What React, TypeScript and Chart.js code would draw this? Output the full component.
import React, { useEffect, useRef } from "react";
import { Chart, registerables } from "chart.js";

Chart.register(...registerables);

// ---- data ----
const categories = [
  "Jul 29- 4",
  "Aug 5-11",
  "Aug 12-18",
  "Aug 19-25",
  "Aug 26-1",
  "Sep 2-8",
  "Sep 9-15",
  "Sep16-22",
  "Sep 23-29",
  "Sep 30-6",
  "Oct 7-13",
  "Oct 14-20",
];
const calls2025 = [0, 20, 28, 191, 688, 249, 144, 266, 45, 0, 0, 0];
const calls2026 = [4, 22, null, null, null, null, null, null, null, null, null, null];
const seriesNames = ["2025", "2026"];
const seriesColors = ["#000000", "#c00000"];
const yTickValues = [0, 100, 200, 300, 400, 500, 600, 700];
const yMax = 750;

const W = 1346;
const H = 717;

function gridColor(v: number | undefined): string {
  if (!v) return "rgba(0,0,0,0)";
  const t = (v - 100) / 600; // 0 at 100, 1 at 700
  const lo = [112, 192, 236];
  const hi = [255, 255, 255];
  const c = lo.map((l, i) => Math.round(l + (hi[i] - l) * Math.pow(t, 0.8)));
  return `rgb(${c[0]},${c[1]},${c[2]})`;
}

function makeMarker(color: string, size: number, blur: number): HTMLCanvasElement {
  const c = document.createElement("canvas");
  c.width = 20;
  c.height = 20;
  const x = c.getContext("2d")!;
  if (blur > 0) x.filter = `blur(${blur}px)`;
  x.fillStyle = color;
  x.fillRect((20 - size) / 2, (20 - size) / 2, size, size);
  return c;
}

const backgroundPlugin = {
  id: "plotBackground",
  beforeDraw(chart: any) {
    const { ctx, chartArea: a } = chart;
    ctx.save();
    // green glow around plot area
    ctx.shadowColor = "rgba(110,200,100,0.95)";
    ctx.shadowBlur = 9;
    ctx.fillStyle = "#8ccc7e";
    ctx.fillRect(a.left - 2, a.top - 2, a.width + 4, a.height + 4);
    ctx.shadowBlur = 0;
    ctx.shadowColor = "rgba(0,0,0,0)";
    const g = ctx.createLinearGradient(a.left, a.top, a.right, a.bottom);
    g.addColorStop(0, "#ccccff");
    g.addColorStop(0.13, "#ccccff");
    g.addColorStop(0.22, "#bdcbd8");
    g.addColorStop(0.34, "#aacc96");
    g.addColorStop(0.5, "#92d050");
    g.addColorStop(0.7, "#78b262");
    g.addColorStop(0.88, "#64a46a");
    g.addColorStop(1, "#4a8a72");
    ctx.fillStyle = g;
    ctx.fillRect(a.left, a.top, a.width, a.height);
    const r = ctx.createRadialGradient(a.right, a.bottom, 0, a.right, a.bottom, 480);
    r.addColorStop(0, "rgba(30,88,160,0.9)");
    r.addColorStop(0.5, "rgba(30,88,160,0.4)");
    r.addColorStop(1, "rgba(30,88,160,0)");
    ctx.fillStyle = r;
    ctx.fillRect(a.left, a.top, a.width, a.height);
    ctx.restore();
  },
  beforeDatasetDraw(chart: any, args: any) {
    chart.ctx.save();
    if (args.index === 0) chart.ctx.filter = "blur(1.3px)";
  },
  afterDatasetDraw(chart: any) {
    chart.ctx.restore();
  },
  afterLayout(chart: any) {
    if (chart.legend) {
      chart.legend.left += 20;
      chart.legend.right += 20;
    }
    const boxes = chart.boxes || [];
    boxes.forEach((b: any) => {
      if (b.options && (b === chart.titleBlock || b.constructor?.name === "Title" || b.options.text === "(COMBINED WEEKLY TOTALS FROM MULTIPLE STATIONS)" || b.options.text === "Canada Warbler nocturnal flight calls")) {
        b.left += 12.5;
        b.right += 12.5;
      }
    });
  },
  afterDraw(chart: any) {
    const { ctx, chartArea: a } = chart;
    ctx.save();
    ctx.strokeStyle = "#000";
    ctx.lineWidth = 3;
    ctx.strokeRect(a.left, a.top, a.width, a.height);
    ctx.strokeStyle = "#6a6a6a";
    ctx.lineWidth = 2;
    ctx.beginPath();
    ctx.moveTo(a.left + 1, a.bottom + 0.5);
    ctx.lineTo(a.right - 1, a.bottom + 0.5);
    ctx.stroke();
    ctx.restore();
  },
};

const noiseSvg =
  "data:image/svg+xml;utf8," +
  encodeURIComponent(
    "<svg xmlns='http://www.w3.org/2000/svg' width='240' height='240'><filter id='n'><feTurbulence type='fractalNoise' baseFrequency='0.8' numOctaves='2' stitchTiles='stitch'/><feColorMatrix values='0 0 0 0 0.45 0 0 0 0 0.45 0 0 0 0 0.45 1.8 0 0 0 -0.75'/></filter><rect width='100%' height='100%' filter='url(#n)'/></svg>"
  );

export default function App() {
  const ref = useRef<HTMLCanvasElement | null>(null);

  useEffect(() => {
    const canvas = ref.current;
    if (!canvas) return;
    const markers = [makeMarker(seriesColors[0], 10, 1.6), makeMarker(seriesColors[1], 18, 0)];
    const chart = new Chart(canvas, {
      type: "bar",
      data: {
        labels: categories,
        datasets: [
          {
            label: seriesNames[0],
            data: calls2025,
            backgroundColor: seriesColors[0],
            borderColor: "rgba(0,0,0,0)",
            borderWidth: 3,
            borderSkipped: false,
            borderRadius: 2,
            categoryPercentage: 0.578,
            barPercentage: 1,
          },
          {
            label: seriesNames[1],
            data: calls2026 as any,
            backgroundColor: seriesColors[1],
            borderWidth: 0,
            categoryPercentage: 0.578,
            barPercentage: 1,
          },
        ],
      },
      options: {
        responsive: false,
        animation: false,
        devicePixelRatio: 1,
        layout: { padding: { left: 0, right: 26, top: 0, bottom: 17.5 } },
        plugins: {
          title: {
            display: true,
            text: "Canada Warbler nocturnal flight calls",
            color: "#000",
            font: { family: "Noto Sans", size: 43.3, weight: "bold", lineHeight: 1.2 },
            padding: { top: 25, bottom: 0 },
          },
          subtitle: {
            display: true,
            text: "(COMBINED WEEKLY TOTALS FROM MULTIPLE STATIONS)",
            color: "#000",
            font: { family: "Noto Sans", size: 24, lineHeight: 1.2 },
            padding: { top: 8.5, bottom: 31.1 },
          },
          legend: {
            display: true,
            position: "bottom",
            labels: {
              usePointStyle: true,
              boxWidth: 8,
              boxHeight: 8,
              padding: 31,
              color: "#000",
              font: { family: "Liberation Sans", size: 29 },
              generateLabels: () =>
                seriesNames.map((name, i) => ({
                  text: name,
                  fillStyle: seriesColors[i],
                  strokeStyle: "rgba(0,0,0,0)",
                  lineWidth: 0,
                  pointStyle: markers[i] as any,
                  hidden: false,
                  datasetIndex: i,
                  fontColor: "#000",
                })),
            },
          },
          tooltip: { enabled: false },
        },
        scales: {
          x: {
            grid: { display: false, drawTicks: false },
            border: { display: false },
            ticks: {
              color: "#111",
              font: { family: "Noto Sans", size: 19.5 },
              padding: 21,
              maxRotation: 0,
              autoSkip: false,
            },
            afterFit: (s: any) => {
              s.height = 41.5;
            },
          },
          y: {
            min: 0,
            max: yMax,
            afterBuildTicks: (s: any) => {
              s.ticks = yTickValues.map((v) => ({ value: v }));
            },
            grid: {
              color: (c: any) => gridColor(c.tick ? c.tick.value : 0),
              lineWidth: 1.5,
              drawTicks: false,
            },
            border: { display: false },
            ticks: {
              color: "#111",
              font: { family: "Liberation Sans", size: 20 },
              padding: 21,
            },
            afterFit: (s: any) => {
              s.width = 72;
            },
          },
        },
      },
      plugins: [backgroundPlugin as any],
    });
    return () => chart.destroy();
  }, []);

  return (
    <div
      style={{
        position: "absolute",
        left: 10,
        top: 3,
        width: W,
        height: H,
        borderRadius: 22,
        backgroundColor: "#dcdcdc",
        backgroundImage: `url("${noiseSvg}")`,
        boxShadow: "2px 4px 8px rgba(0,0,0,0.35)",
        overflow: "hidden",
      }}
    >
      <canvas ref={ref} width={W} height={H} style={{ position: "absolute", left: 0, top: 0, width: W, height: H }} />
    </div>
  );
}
····················
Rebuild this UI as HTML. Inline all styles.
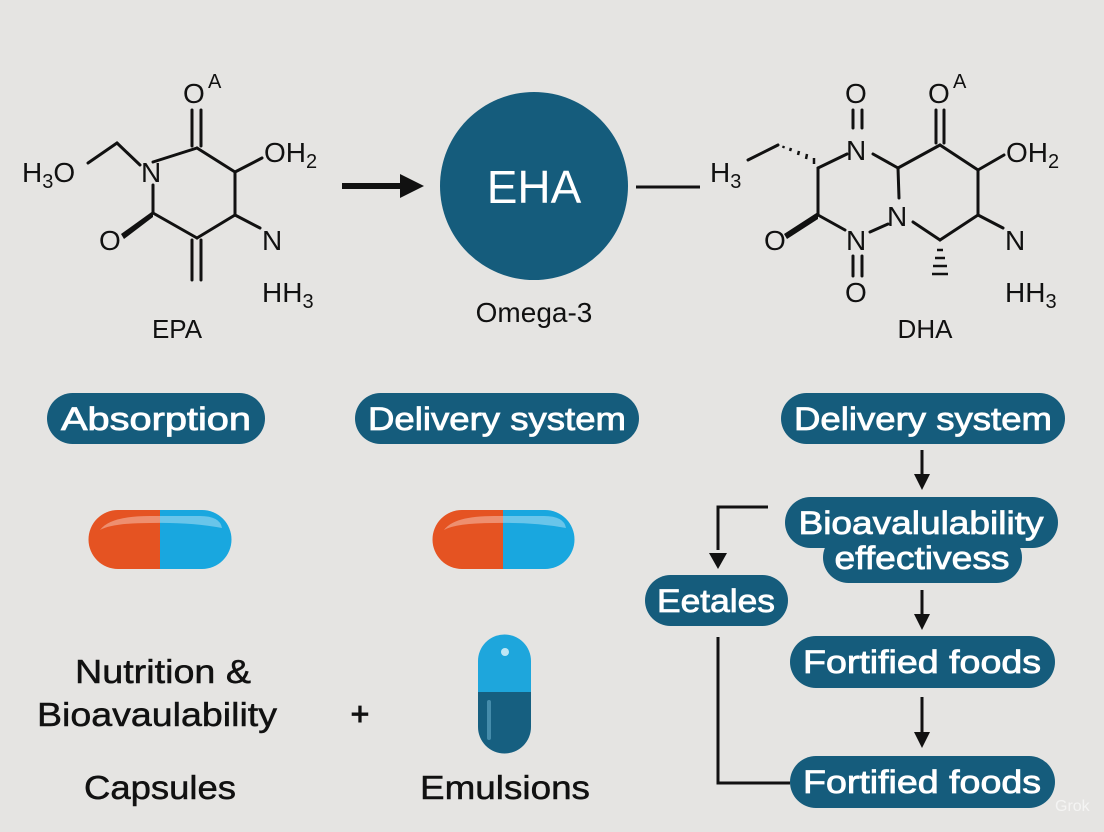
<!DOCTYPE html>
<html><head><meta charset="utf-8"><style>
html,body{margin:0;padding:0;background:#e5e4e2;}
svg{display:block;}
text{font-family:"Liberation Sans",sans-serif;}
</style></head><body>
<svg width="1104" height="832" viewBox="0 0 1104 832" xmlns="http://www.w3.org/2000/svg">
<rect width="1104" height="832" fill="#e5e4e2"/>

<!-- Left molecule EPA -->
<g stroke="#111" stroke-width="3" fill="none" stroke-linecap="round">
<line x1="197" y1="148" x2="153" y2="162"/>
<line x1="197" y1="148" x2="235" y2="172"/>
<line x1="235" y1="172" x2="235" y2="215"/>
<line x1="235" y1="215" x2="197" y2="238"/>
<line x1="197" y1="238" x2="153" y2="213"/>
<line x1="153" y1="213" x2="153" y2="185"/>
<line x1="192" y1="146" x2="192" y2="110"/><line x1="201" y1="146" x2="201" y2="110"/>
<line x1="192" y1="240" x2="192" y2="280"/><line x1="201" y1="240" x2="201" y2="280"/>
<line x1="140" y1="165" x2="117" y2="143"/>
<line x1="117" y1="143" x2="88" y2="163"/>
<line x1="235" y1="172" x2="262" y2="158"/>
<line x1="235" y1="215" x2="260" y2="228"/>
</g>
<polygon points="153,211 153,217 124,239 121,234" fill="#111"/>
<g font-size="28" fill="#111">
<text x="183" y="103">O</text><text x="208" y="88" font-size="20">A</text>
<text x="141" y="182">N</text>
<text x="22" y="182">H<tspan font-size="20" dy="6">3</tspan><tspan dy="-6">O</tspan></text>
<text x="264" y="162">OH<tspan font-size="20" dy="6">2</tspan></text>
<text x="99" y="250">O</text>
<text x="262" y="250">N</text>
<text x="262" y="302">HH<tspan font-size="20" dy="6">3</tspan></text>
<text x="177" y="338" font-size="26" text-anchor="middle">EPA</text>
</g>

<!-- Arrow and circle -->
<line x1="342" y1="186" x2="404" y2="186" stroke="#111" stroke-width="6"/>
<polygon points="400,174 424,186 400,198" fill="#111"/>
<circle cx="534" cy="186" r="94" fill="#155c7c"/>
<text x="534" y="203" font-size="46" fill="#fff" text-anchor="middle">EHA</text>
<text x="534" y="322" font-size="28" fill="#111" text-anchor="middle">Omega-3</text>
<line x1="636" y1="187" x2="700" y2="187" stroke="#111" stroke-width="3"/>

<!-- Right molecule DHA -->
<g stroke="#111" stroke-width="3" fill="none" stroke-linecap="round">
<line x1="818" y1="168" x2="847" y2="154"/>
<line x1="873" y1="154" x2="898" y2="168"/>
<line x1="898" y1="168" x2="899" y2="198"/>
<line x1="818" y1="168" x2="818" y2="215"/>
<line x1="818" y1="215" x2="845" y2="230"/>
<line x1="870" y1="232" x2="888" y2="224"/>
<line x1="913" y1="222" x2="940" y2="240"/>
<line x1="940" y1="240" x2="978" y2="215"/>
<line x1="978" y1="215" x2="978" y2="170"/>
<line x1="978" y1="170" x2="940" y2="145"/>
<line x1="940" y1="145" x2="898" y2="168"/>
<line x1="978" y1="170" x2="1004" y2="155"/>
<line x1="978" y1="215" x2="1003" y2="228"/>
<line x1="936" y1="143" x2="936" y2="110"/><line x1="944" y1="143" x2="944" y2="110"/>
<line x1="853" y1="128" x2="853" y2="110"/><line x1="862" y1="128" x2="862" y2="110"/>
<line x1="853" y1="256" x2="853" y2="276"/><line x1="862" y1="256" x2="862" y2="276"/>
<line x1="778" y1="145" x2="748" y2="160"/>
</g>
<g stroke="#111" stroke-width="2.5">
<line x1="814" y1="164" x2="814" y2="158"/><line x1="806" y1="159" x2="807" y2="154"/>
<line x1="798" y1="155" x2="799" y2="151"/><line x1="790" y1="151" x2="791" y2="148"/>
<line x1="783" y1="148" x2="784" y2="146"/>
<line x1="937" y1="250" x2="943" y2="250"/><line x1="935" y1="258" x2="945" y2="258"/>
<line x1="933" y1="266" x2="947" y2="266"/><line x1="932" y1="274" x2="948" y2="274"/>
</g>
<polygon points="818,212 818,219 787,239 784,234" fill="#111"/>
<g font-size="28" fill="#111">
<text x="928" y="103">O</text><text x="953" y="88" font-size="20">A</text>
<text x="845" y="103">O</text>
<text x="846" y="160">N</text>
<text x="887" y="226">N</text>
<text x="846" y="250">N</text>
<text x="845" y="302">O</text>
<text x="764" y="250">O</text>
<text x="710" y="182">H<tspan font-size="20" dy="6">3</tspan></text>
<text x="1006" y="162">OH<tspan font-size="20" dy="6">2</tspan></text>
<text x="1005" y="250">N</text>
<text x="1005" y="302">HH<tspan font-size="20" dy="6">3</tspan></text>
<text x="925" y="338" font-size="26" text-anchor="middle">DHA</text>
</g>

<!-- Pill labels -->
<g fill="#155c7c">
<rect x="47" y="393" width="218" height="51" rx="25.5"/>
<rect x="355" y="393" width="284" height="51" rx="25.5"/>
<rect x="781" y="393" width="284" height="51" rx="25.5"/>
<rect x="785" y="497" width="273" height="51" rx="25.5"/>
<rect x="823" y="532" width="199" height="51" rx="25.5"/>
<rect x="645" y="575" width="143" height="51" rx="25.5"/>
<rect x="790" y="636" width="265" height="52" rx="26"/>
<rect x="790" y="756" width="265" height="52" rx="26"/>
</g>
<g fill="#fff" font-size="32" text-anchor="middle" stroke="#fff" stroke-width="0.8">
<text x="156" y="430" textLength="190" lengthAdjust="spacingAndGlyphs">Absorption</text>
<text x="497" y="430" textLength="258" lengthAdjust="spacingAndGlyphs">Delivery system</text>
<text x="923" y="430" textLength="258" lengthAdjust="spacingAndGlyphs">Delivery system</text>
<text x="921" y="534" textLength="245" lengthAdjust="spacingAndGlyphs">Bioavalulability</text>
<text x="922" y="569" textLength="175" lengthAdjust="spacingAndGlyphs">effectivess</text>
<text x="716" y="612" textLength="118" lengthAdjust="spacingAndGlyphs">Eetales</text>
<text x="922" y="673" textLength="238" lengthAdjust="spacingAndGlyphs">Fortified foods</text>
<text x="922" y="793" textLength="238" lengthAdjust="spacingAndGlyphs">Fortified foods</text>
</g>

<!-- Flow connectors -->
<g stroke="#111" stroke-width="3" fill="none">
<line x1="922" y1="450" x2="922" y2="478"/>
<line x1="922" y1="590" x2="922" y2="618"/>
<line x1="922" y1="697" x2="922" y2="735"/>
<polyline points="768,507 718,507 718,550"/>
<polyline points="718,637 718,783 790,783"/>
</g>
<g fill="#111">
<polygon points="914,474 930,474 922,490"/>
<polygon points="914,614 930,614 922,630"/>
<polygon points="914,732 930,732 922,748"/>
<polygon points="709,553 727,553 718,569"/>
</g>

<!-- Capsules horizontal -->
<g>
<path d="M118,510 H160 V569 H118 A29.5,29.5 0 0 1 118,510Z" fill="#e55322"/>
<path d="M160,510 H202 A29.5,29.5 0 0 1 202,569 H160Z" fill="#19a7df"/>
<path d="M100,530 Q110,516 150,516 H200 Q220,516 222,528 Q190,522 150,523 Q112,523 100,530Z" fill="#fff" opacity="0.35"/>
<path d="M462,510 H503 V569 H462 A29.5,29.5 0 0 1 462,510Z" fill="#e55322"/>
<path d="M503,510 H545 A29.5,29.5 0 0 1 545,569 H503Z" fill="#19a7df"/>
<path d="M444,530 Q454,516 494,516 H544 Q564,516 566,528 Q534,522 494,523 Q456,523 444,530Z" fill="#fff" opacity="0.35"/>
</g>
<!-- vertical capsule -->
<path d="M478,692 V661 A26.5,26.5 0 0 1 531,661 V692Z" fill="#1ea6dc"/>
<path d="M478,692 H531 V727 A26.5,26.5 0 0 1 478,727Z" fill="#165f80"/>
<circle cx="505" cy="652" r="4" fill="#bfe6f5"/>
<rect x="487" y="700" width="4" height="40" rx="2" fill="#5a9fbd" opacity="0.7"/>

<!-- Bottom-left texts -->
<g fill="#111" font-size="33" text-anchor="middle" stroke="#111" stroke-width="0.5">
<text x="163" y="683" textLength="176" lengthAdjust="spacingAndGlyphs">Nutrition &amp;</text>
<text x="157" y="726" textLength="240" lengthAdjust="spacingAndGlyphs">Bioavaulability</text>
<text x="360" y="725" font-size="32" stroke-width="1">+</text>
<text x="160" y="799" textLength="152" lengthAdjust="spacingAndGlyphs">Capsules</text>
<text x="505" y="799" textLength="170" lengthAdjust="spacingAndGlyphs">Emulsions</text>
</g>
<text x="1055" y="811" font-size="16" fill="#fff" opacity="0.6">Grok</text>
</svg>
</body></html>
····················
▸ STATED PROBLEM:
Give again, word for word, the lines starting at the line that has "What React, TypeScript" and ending at the line that has "const H = 717;", with both of those lines included and nothing else.

▸ SOLUTION FOR THIS TASK:
What React, TypeScript and Chart.js code would draw this? Output the full component.
import React, { useEffect, useRef } from "react";
import { Chart, registerables } from "chart.js";

Chart.register(...registerables);

// ---- data ----
const categories = [
  "Jul 29- 4",
  "Aug 5-11",
  "Aug 12-18",
  "Aug 19-25",
  "Aug 26-1",
  "Sep 2-8",
  "Sep 9-15",
  "Sep16-22",
  "Sep 23-29",
  "Sep 30-6",
  "Oct 7-13",
  "Oct 14-20",
];
const calls2025 = [0, 20, 28, 191, 688, 249, 144, 266, 45, 0, 0, 0];
const calls2026 = [4, 22, null, null, null, null, null, null, null, null, null, null];
const seriesNames = ["2025", "2026"];
const seriesColors = ["#000000", "#c00000"];
const yTickValues = [0, 100, 200, 300, 400, 500, 600, 700];
const yMax = 750;

const W = 1346;
const H = 717;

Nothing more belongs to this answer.